An Old-Fashioned Girl (1869) was the January pick for the Early New England Literature book club on Goodreads. I’ve been curious about Alcott’s other fiction for a while now, so thought I would join in for this. I started the book a bit early and finished in short order (1 week, which is fast for me).
It’s the classic “town mouse and country mouse” story, with Polly Milton as the “old-fashioned” heroine and Fanny Shaw as her more sophisticated and worldly friend. Polly goes to visit Fanny when they are both small girls, so a good portion of the story follows their everyday adventures and Polly’s crush on Fanny’s brother Tom. The book then takes a leap in time to when they are all grown up, and the old childish games are now replaced by romantic drama and intrigue. Polly must find her place in a harsh world as a poor girl with rich friends, while her own envy and desires become her pitfalls.
While I only gave this 3 stars, it was an enjoyable read in its own way. Alcott manages to pull you along in almost (though not quite) the pacing of Little Women (1868-69). I was surprised the two stories were written so closely together. I feel the better content made its way into LW.
The strengths of An Old-Fashioned Girl are to some extent incidental, stemming from it being a product of its time. What I got most from it was that little has changed from the 1860s. For example, Fanny Shaw and her little sister are allowed/encouraged to be romantic at a young age (even six years old) and dress to impress boys. There are implications that the urban, upper classes have looser morals, or at least more license, than the rural, lower classes. (This is a stereotype but I think there’s a grain of truth there.) The allusions to American slang vs. more “cultured” language was fleeting but interesting. Polly represents the lower working class and the women’s rights movement, similarly to Jo March. Unlike Jo, however, Polly is also very feminine, more religious, and a bit of a homebody. I found this combination of traits pretty interesting.
What I found irritating about the book was that Polly is also a “Mary Sue.” The way I personally define “Mary Sue” is a female character with negligible negative traits, an abundance of good traits, and almost universally liked by everyone. The trouble with Polly is that her negative traits are never so very negative that they make a big impact on her or others. There were one or two incidents where they gave her a little trouble, but it blew over very quickly and easily. I felt the characters of LW were far better developed in this regard. (Polly is essentially a more poorly written version of Meg, in my opinion.)

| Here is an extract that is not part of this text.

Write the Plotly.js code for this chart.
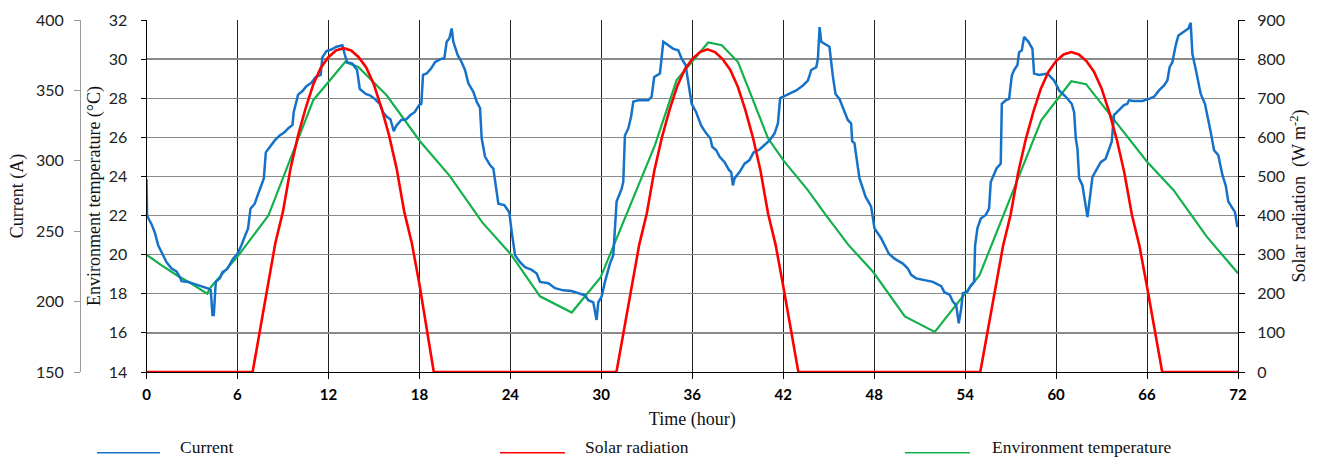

Final thought—and this goes for most classic literature—is that anyone looking for modern themes is going to be disappointed, in spite of the first-wave feminism. The gender roles and characterizations here are very strongly traditional, even exaggerated. I lean more traditional but even I found some of it a bit heavy-handed. It is what is; certainly of historical and cultural value.
All in all—this could be worth reading if you’re interested in Alcott’s other writing. If you aren’t familiar with her work, definitely start with Little Women.